EXERCISE REQUIREMENTS:
Copy out the listing that follows, exact in every word, and skip the images.

[START PROVIDED DATA]

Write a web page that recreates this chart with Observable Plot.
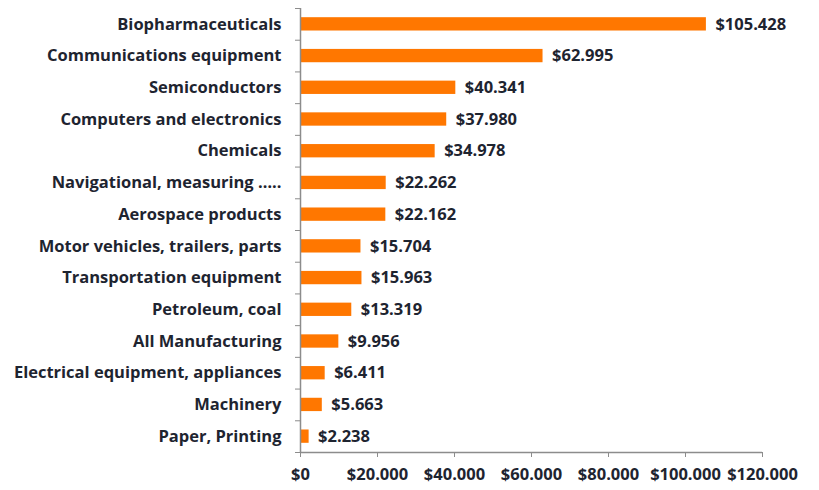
<!DOCTYPE html>
<html><head><meta charset="utf-8">
<script src="https://cdn.jsdelivr.net/npm/d3@7"></script>
<script src="https://cdn.jsdelivr.net/npm/@observablehq/plot@0.6"></script>
<style>body{margin:0;background:#fff}</style>
</head><body><div id="chart"></div>
<script>
const categories = [
  "Biopharmaceuticals",
  "Communications equipment",
  "Semiconductors",
  "Computers and electronics",
  "Chemicals",
  "Navigational, measuring …..",
  "Aerospace products",
  "Motor vehicles, trailers, parts",
  "Transportation equipment",
  "Petroleum, coal",
  "All Manufacturing",
  "Electrical equipment, appliances",
  "Machinery",
  "Paper, Printing"
];
const values = [105428, 62995, 40341, 37980, 34978, 22262, 22162, 15704, 15963, 13319, 9956, 6411, 5663, 2238];
const xTicks = [0, 20000, 40000, 60000, 80000, 100000, 120000];

const locale = d3.formatLocale({decimal: ",", thousands: ".", grouping: [3], currency: ["$", ""]});
const fmt = locale.format("$,");
const data = categories.map((c, i) => ({category: c, value: values[i], i}));
const idx = categories.map((_, i) => i);
const bounds = d3.range(categories.length + 1).map(i => i - 0.5);
const textColor = "#1e2430";
const axisColor = "#8c8c8c";

const chart = Plot.plot({
  width: 819, height: 490,
  marginLeft: 300, marginRight: 57, marginTop: 8, marginBottom: 38,
  style: {fontFamily: "'Open Sans', sans-serif", fontSize: "16.5px", fontWeight: "700", background: "#fff", color: textColor},
  x: {domain: [0, 120000]},
  y: {domain: [-0.5, categories.length - 0.5], reverse: true},
  marks: [
    Plot.rect(data, {x1: () => 0, x2: "value", y1: d => d.i - 0.21, y2: d => d.i + 0.21, fill: "#ff7700"}),
    Plot.text(data, {x: "value", y: "i", text: d => fmt(d.value), textAnchor: "start", dx: 9, fill: textColor, fontWeight: "700", fontSize: 16.5}),
    Plot.axisY({ticks: idx, tickFormat: i => categories[i], tickSize: 0, tickPadding: 19, label: null, fill: textColor}),
    Plot.axisY({ticks: bounds, tickFormat: () => "", tickSize: 5, label: null, stroke: axisColor}),
    Plot.axisX({ticks: xTicks, tickFormat: fmt, tickSize: 5, tickPadding: 11, label: null, stroke: axisColor, fill: textColor}),
    Plot.ruleX([0], {stroke: axisColor, strokeWidth: 1.5}),
    Plot.ruleY([categories.length - 0.5], {stroke: axisColor, strokeWidth: 1.5})
  ]
});
document.getElementById("chart").appendChild(chart);
</script>
</body></html>
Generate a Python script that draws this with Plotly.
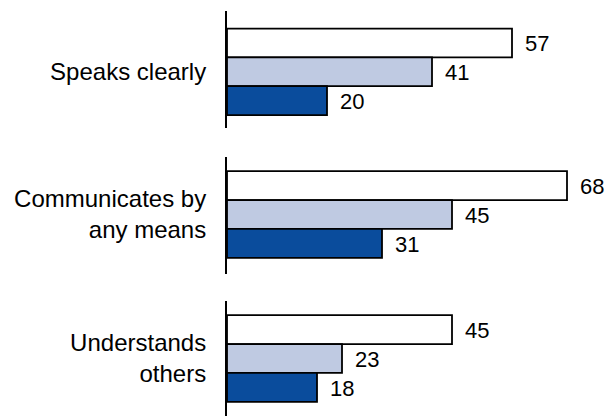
import plotly.graph_objects as go
from plotly.subplots import make_subplots

categories = ["Speaks clearly", "Communicates by<br>any means", "Understands<br>others"]
series_names = ["Series 1", "Series 2", "Series 3"]
series_white = [57, 68, 45]
series_light = [41, 45, 23]
series_dark = [20, 31, 18]

series_values = [series_white, series_light, series_dark]
colors = ["#FFFFFF", "#BFCAE2", "#0A4C9C"]

W, H = 605, 416
FONT = "Liberation Sans, Arial, sans-serif"
FS_VAL = 22
FS_CAT = 24

fig = make_subplots(rows=3, cols=1)

# pixel placement of each group's axis segment, and y ranges
row_px = [(11, 128), (157, 274), (301, 416)]
row_ranges = [[2.95, -1.11], [3.06, -0.99], [2.99, -0.99]]

ml = 227
mr = 5
plot_w = W - ml - mr
x_max = plot_w / 5.0

for i, cat in enumerate(categories):
    r = i + 1
    for j, vals in enumerate(series_values):
        fig.add_trace(
            go.Bar(
                x=[vals[i]], y=[j], orientation="h", width=1.0,
                marker=dict(color=colors[j], line=dict(color="black", width=1.8)),
                name=series_names[j], showlegend=False, hoverinfo="skip",
            ),
            row=r, col=1,
        )
        xref = "x" if r == 1 else f"x{r}"
        yref = "y" if r == 1 else f"y{r}"
        fig.add_annotation(
            x=vals[i], y=j, xref=xref, yref=yref, text=str(vals[i]),
            showarrow=False, xanchor="left", yanchor="middle", xshift=11, yshift=-1,
            font=dict(family=FONT, size=FS_VAL, color="black"),
        )
    top, bot = row_px[i]
    fig.update_yaxes(
        domain=[1 - bot / H, 1 - top / H], range=row_ranges[i],
        tickvals=[1], ticktext=[cat], showline=True, linecolor="black", linewidth=2,
        showgrid=False, zeroline=False, ticks="", ticklabelstandoff=14,
        tickfont=dict(family=FONT, size=FS_CAT, color="black"),
        row=r, col=1,
    )
    fig.update_xaxes(
        range=[0, x_max], visible=False, showgrid=False, zeroline=False,
        row=r, col=1,
    )

fig.update_layout(
    width=W, height=H, margin=dict(l=ml, r=mr, t=0, b=0),
    paper_bgcolor="white", plot_bgcolor="white", barmode="overlay",
    font=dict(family=FONT, size=FS_VAL, color="black"), showlegend=False,
)

fig.write_html(
    "out.html",
    config={"displayModeBar": False, "staticPlot": True},
    post_script="document.body.style.margin='0';document.body.style.overflow='hidden';",
)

[END PROVIDED DATA]

SOLUTION TO THIS PROBLEM:
Write a web page that recreates this chart with Observable Plot.
<!DOCTYPE html>
<html><head><meta charset="utf-8">
<script src="https://cdn.jsdelivr.net/npm/d3@7"></script>
<script src="https://cdn.jsdelivr.net/npm/@observablehq/plot@0.6"></script>
<style>body{margin:0;background:#fff}</style>
</head><body><div id="chart"></div>
<script>
const categories = [
  "Biopharmaceuticals",
  "Communications equipment",
  "Semiconductors",
  "Computers and electronics",
  "Chemicals",
  "Navigational, measuring …..",
  "Aerospace products",
  "Motor vehicles, trailers, parts",
  "Transportation equipment",
  "Petroleum, coal",
  "All Manufacturing",
  "Electrical equipment, appliances",
  "Machinery",
  "Paper, Printing"
];
const values = [105428, 62995, 40341, 37980, 34978, 22262, 22162, 15704, 15963, 13319, 9956, 6411, 5663, 2238];
const xTicks = [0, 20000, 40000, 60000, 80000, 100000, 120000];

const locale = d3.formatLocale({decimal: ",", thousands: ".", grouping: [3], currency: ["$", ""]});
const fmt = locale.format("$,");
const data = categories.map((c, i) => ({category: c, value: values[i], i}));
const idx = categories.map((_, i) => i);
const bounds = d3.range(categories.length + 1).map(i => i - 0.5);
const textColor = "#1e2430";
const axisColor = "#8c8c8c";

const chart = Plot.plot({
  width: 819, height: 490,
  marginLeft: 300, marginRight: 57, marginTop: 8, marginBottom: 38,
  style: {fontFamily: "'Open Sans', sans-serif", fontSize: "16.5px", fontWeight: "700", background: "#fff", color: textColor},
  x: {domain: [0, 120000]},
  y: {domain: [-0.5, categories.length - 0.5], reverse: true},
  marks: [
    Plot.rect(data, {x1: () => 0, x2: "value", y1: d => d.i - 0.21, y2: d => d.i + 0.21, fill: "#ff7700"}),
    Plot.text(data, {x: "value", y: "i", text: d => fmt(d.value), textAnchor: "start", dx: 9, fill: textColor, fontWeight: "700", fontSize: 16.5}),
    Plot.axisY({ticks: idx, tickFormat: i => categories[i], tickSize: 0, tickPadding: 19, label: null, fill: textColor}),
    Plot.axisY({ticks: bounds, tickFormat: () => "", tickSize: 5, label: null, stroke: axisColor}),
    Plot.axisX({ticks: xTicks, tickFormat: fmt, tickSize: 5, tickPadding: 11, label: null, stroke: axisColor, fill: textColor}),
    Plot.ruleX([0], {stroke: axisColor, strokeWidth: 1.5}),
    Plot.ruleY([categories.length - 0.5], {stroke: axisColor, strokeWidth: 1.5})
  ]
});
document.getElementById("chart").appendChild(chart);
</script>
</body></html>
Generate a Python script that draws this with Plotly.
import plotly.graph_objects as go
from plotly.subplots import make_subplots

categories = ["Speaks clearly", "Communicates by<br>any means", "Understands<br>others"]
series_names = ["Series 1", "Series 2", "Series 3"]
series_white = [57, 68, 45]
series_light = [41, 45, 23]
series_dark = [20, 31, 18]

series_values = [series_white, series_light, series_dark]
colors = ["#FFFFFF", "#BFCAE2", "#0A4C9C"]

W, H = 605, 416
FONT = "Liberation Sans, Arial, sans-serif"
FS_VAL = 22
FS_CAT = 24

fig = make_subplots(rows=3, cols=1)

# pixel placement of each group's axis segment, and y ranges
row_px = [(11, 128), (157, 274), (301, 416)]
row_ranges = [[2.95, -1.11], [3.06, -0.99], [2.99, -0.99]]

ml = 227
mr = 5
plot_w = W - ml - mr
x_max = plot_w / 5.0

for i, cat in enumerate(categories):
    r = i + 1
    for j, vals in enumerate(series_values):
        fig.add_trace(
            go.Bar(
                x=[vals[i]], y=[j], orientation="h", width=1.0,
                marker=dict(color=colors[j], line=dict(color="black", width=1.8)),
                name=series_names[j], showlegend=False, hoverinfo="skip",
            ),
            row=r, col=1,
        )
        xref = "x" if r == 1 else f"x{r}"
        yref = "y" if r == 1 else f"y{r}"
        fig.add_annotation(
            x=vals[i], y=j, xref=xref, yref=yref, text=str(vals[i]),
            showarrow=False, xanchor="left", yanchor="middle", xshift=11, yshift=-1,
            font=dict(family=FONT, size=FS_VAL, color="black"),
        )
    top, bot = row_px[i]
    fig.update_yaxes(
        domain=[1 - bot / H, 1 - top / H], range=row_ranges[i],
        tickvals=[1], ticktext=[cat], showline=True, linecolor="black", linewidth=2,
        showgrid=False, zeroline=False, ticks="", ticklabelstandoff=14,
        tickfont=dict(family=FONT, size=FS_CAT, color="black"),
        row=r, col=1,
    )
    fig.update_xaxes(
        range=[0, x_max], visible=False, showgrid=False, zeroline=False,
        row=r, col=1,
    )

fig.update_layout(
    width=W, height=H, margin=dict(l=ml, r=mr, t=0, b=0),
    paper_bgcolor="white", plot_bgcolor="white", barmode="overlay",
    font=dict(family=FONT, size=FS_VAL, color="black"), showlegend=False,
)

fig.write_html(
    "out.html",
    config={"displayModeBar": False, "staticPlot": True},
    post_script="document.body.style.margin='0';document.body.style.overflow='hidden';",
)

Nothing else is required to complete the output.